Originally posted in Sensei Marketing

This is not a Super Bowl commercial post; it will not rank the best/worst commercials. I made a promise to myself that I would never write another one of those; God knows there are way too many already being published. However, this post, on the day after the 2015 Super Bowl, is certainly inspired by the continued frenzy over these commercials.

Super Bowl commercials have become an event in their own right, inspiring blog fodder and YouTube-watching frenzies all around the world. The demand for Super Bowl commercials is so high that Canadians, tired of having broadcasters substitute their own ads for the popular ones shown in the US, successfully lobbied telecommunication regulators to put an end to the practice.

Clearly, there’s a big demand for these commercials, which along with the impressive real-time audience the big game receives is the reason television networks can demand such a high price. However, is the investment worth the return when audience fragmentation is so high?


Big Budget Commercials are Poor Customer Acquisition Tools Thanks to Audience Fragmentation

There’s no question that television continues to command large audience attention; however, there has been a ten-fold increase in the number of channels available. Combine that with the hundred-fold increase in the number of programs and episodes available on those channels, and we begin to see the audience erosion marketers must address. And that doesn’t include the effect of that media shared across the Internet, YouTube channels, or made-for-Internet television (Eg. Netflix original programming).

According to audience research firm Simulmedia, Compared to the 67.3 rating received by the highest rated show in 1953 (CBS’s I Love Lucy), the highest rated show for the 2013-2014 season earned only a 12.8 rating (NBC’s Sunday Night Football). So while big TV networks can deliver audiences, fragmentation requires advertisers to look deeper into the data to find their best target audience and optimize their media investment.

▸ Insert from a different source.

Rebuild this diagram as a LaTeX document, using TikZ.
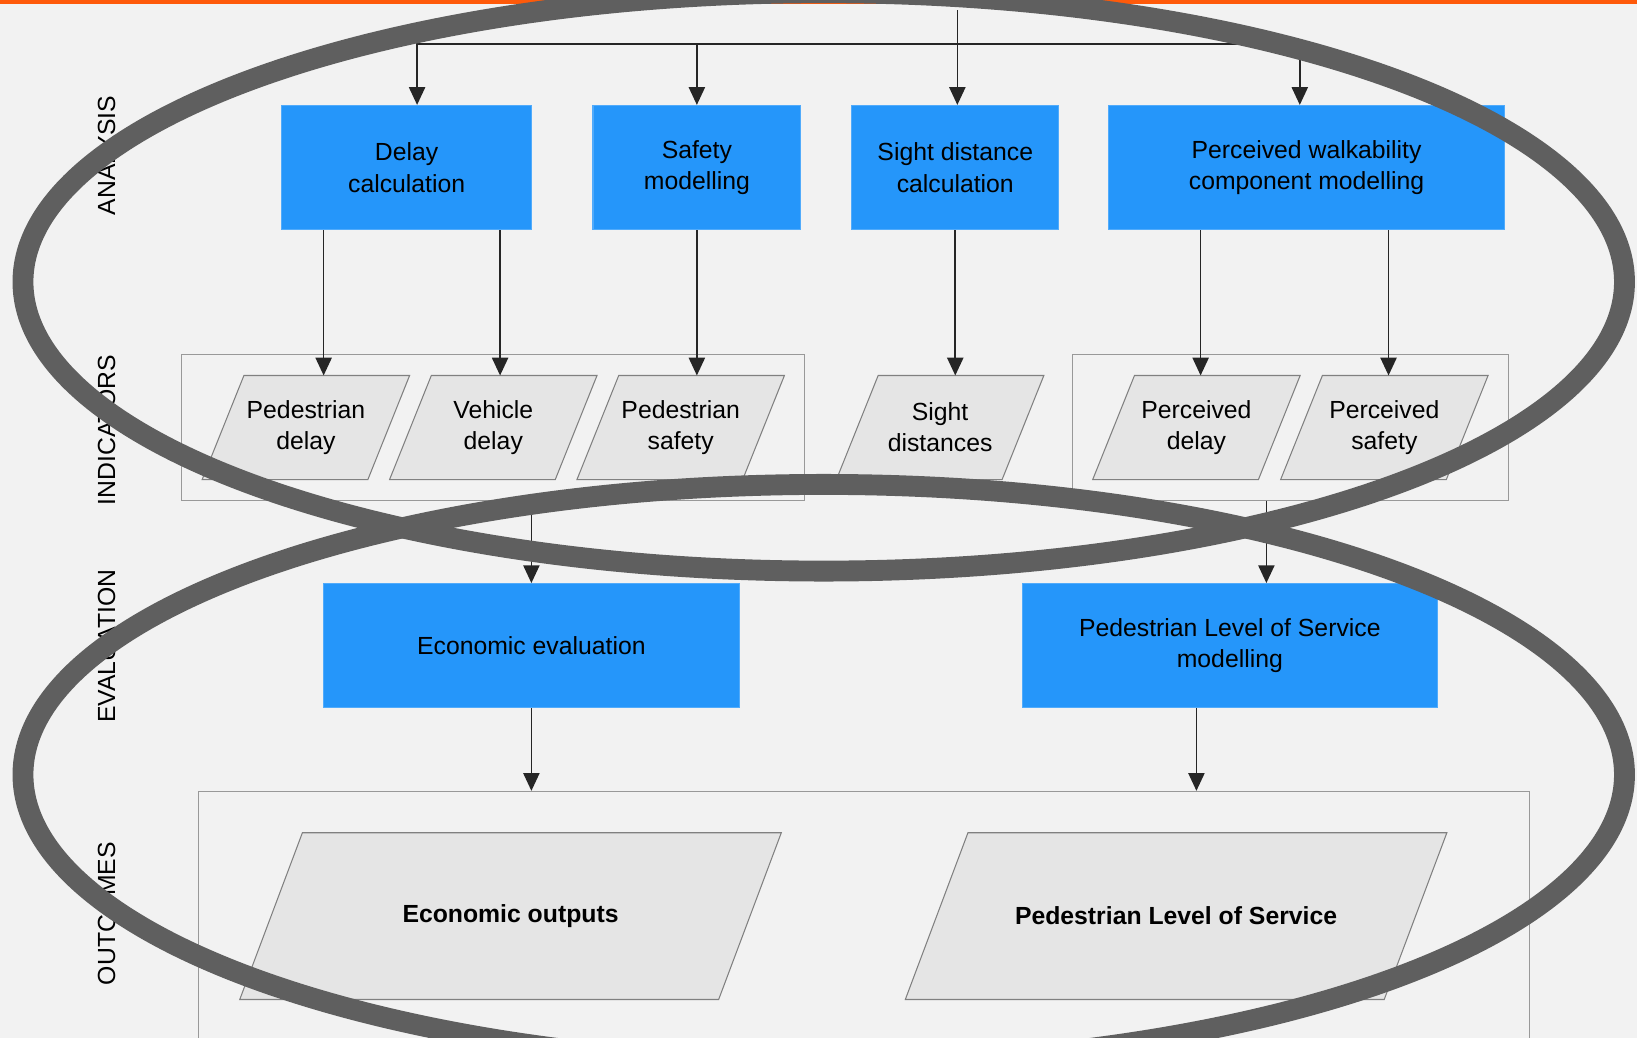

Are You Reaching The Right Audience?

With the audience so fragmented, is this an achievable goal? Advertisers today are more challenged than ever before to be both strategic and reactive in their efforts to reach, engage, and drive action among their audiences.

To understand the effect of audience fragmentation in television, Simulmedia looked at three television networks that ranked high in their concentration of adults 18 to 34 for the month of May, 2014. They then delved deeper into that database to pinpoint the concentration of 18- to 34-year-old pizza buyers. The study determined that while those networks reached the largest number of adults in the target age range, the desired sub-set (18- to 34-year-old pizza buyers) were largely missed. In fact, one-third of the target group of pizza-buyers were enjoying television programs on smaller niche networks not tracked by Nielsen.

If marketing has one goal, it’s to reach consumers at the moments that most influence their decisions.

Reaching the right consumers is difficult enough; reaching target consumers at the moment most likely to influence their purchase decisions requires data. Big data.

More importantly, to acquire new customers in this fragmented media world, marketers must re-think traditional advertising strategies and metrics. The media landscape has become impossibly large and convoluted by time-shifting, DVRs, and mobile devices. The go-to reach metric is no longer sufficient to justify big-dollar ad campaigns. Local and niche campaigns require more investment in data infrastructure and analysis, but when combined with an understanding of the customer journey, will generate greater return on investment (ROI) than big-budget commercials.